Supplied information:
***

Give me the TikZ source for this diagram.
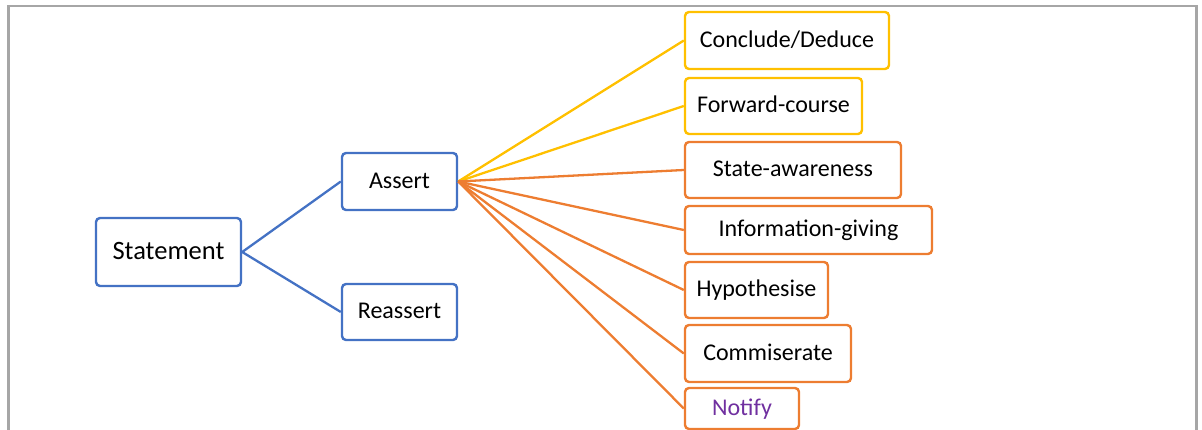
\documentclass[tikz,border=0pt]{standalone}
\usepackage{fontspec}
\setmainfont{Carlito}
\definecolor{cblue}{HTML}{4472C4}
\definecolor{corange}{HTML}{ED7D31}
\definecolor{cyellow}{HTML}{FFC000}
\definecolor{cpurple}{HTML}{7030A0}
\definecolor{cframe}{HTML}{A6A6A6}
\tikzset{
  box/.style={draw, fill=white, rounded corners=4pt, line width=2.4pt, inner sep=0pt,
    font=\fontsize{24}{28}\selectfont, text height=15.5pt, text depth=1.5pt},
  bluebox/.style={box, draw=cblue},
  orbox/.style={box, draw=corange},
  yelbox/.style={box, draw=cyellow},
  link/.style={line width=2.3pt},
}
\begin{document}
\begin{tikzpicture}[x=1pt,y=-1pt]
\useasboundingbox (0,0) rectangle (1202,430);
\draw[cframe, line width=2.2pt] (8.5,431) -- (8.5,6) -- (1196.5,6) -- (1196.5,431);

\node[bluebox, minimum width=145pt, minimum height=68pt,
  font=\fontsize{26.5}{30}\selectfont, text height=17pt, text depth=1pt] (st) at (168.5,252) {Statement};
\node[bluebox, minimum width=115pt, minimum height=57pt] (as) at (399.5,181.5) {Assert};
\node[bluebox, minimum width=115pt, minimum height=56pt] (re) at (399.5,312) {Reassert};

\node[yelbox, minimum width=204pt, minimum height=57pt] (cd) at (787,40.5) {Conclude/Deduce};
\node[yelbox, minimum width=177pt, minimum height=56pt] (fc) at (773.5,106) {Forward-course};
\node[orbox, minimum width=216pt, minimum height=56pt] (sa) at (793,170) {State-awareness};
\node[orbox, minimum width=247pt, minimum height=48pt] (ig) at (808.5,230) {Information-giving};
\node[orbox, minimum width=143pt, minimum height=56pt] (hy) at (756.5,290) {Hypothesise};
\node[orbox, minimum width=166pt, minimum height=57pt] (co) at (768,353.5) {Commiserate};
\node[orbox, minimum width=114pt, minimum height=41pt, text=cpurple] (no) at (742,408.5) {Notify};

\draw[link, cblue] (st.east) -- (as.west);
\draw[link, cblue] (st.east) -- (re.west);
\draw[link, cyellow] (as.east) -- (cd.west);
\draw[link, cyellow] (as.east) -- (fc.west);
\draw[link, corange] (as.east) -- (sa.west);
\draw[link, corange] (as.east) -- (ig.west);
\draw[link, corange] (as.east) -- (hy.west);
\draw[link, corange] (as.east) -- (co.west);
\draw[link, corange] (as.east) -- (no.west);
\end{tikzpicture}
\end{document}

***

Problem to work on: Give all the lines above again, character for character, without pictures.

Written solution:
Give me the TikZ source for this diagram.
\documentclass[tikz,border=0pt]{standalone}
\usepackage{fontspec}
\setmainfont{Carlito}
\definecolor{cblue}{HTML}{4472C4}
\definecolor{corange}{HTML}{ED7D31}
\definecolor{cyellow}{HTML}{FFC000}
\definecolor{cpurple}{HTML}{7030A0}
\definecolor{cframe}{HTML}{A6A6A6}
\tikzset{
  box/.style={draw, fill=white, rounded corners=4pt, line width=2.4pt, inner sep=0pt,
    font=\fontsize{24}{28}\selectfont, text height=15.5pt, text depth=1.5pt},
  bluebox/.style={box, draw=cblue},
  orbox/.style={box, draw=corange},
  yelbox/.style={box, draw=cyellow},
  link/.style={line width=2.3pt},
}
\begin{document}
\begin{tikzpicture}[x=1pt,y=-1pt]
\useasboundingbox (0,0) rectangle (1202,430);
\draw[cframe, line width=2.2pt] (8.5,431) -- (8.5,6) -- (1196.5,6) -- (1196.5,431);

\node[bluebox, minimum width=145pt, minimum height=68pt,
  font=\fontsize{26.5}{30}\selectfont, text height=17pt, text depth=1pt] (st) at (168.5,252) {Statement};
\node[bluebox, minimum width=115pt, minimum height=57pt] (as) at (399.5,181.5) {Assert};
\node[bluebox, minimum width=115pt, minimum height=56pt] (re) at (399.5,312) {Reassert};

\node[yelbox, minimum width=204pt, minimum height=57pt] (cd) at (787,40.5) {Conclude/Deduce};
\node[yelbox, minimum width=177pt, minimum height=56pt] (fc) at (773.5,106) {Forward-course};
\node[orbox, minimum width=216pt, minimum height=56pt] (sa) at (793,170) {State-awareness};
\node[orbox, minimum width=247pt, minimum height=48pt] (ig) at (808.5,230) {Information-giving};
\node[orbox, minimum width=143pt, minimum height=56pt] (hy) at (756.5,290) {Hypothesise};
\node[orbox, minimum width=166pt, minimum height=57pt] (co) at (768,353.5) {Commiserate};
\node[orbox, minimum width=114pt, minimum height=41pt, text=cpurple] (no) at (742,408.5) {Notify};

\draw[link, cblue] (st.east) -- (as.west);
\draw[link, cblue] (st.east) -- (re.west);
\draw[link, cyellow] (as.east) -- (cd.west);
\draw[link, cyellow] (as.east) -- (fc.west);
\draw[link, corange] (as.east) -- (sa.west);
\draw[link, corange] (as.east) -- (ig.west);
\draw[link, corange] (as.east) -- (hy.west);
\draw[link, corange] (as.east) -- (co.west);
\draw[link, corange] (as.east) -- (no.west);
\end{tikzpicture}
\end{document}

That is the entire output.